**DATASET EXCERPT**.
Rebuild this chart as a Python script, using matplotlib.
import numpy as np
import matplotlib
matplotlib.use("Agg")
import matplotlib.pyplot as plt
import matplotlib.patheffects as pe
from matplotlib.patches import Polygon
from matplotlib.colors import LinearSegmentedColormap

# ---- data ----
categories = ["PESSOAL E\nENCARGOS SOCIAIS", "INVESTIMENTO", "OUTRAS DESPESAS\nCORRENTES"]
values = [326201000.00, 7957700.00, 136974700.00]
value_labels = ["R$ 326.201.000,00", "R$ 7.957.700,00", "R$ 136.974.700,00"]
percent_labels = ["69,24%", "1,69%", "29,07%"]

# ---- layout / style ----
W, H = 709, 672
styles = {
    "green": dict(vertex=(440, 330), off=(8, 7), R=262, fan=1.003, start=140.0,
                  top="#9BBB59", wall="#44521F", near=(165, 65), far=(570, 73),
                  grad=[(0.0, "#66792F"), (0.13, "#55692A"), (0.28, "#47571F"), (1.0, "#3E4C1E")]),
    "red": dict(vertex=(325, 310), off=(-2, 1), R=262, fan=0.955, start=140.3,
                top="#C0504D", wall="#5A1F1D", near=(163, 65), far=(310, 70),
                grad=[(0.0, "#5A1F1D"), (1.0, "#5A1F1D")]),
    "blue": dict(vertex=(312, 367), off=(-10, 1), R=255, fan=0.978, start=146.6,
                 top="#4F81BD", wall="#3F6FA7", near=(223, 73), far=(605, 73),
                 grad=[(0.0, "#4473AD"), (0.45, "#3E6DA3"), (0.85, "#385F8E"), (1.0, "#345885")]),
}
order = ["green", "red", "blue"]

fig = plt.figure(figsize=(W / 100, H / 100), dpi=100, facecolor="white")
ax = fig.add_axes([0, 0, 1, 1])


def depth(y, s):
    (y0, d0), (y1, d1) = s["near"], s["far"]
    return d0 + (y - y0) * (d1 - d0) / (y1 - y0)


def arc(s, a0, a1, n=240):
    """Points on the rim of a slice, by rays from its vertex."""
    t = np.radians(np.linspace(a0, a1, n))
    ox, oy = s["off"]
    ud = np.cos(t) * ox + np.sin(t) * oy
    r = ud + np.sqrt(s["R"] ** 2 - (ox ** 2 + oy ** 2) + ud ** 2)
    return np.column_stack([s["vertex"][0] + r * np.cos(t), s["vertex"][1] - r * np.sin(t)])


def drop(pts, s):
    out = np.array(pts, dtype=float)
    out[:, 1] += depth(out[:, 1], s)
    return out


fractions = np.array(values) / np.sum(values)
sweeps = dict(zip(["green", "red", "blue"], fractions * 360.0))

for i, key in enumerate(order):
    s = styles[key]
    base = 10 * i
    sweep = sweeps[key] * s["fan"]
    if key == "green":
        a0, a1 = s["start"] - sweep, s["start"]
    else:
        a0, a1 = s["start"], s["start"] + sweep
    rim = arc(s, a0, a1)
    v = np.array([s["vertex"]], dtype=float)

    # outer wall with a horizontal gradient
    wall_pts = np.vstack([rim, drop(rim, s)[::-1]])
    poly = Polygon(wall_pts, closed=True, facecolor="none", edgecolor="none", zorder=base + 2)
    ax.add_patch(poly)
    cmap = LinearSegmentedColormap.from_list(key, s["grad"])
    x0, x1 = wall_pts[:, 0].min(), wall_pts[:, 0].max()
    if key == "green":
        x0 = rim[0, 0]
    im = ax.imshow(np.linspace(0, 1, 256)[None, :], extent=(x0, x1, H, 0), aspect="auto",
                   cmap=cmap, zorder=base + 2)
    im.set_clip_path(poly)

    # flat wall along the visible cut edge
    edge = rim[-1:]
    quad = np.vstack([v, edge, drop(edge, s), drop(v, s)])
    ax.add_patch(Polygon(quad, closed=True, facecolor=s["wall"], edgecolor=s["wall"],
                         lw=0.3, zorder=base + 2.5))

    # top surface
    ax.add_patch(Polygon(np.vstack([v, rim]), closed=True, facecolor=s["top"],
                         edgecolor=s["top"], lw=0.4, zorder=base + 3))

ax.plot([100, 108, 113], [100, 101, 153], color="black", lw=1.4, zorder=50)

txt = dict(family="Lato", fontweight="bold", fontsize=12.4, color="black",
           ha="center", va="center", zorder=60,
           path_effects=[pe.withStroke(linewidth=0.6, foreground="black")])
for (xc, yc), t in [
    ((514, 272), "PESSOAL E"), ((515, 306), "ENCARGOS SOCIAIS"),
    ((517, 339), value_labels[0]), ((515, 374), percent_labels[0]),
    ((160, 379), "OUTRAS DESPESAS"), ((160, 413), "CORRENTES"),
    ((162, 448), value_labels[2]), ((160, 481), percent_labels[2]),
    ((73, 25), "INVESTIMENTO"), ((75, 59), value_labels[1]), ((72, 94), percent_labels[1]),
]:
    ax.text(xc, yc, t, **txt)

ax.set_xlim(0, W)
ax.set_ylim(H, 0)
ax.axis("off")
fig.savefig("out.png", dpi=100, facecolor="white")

**WORK INSTRUCTIONS**.
Return only the lines spanning from the first line of the material through the line with "return d0 +", copied exactly, both ends kept.

**RESULT**.
Rebuild this chart as a Python script, using matplotlib.
import numpy as np
import matplotlib
matplotlib.use("Agg")
import matplotlib.pyplot as plt
import matplotlib.patheffects as pe
from matplotlib.patches import Polygon
from matplotlib.colors import LinearSegmentedColormap

# ---- data ----
categories = ["PESSOAL E\nENCARGOS SOCIAIS", "INVESTIMENTO", "OUTRAS DESPESAS\nCORRENTES"]
values = [326201000.00, 7957700.00, 136974700.00]
value_labels = ["R$ 326.201.000,00", "R$ 7.957.700,00", "R$ 136.974.700,00"]
percent_labels = ["69,24%", "1,69%", "29,07%"]

# ---- layout / style ----
W, H = 709, 672
styles = {
    "green": dict(vertex=(440, 330), off=(8, 7), R=262, fan=1.003, start=140.0,
                  top="#9BBB59", wall="#44521F", near=(165, 65), far=(570, 73),
                  grad=[(0.0, "#66792F"), (0.13, "#55692A"), (0.28, "#47571F"), (1.0, "#3E4C1E")]),
    "red": dict(vertex=(325, 310), off=(-2, 1), R=262, fan=0.955, start=140.3,
                top="#C0504D", wall="#5A1F1D", near=(163, 65), far=(310, 70),
                grad=[(0.0, "#5A1F1D"), (1.0, "#5A1F1D")]),
    "blue": dict(vertex=(312, 367), off=(-10, 1), R=255, fan=0.978, start=146.6,
                 top="#4F81BD", wall="#3F6FA7", near=(223, 73), far=(605, 73),
                 grad=[(0.0, "#4473AD"), (0.45, "#3E6DA3"), (0.85, "#385F8E"), (1.0, "#345885")]),
}
order = ["green", "red", "blue"]

fig = plt.figure(figsize=(W / 100, H / 100), dpi=100, facecolor="white")
ax = fig.add_axes([0, 0, 1, 1])


def depth(y, s):
    (y0, d0), (y1, d1) = s["near"], s["far"]
    return d0 + (y - y0) * (d1 - d0) / (y1 - y0)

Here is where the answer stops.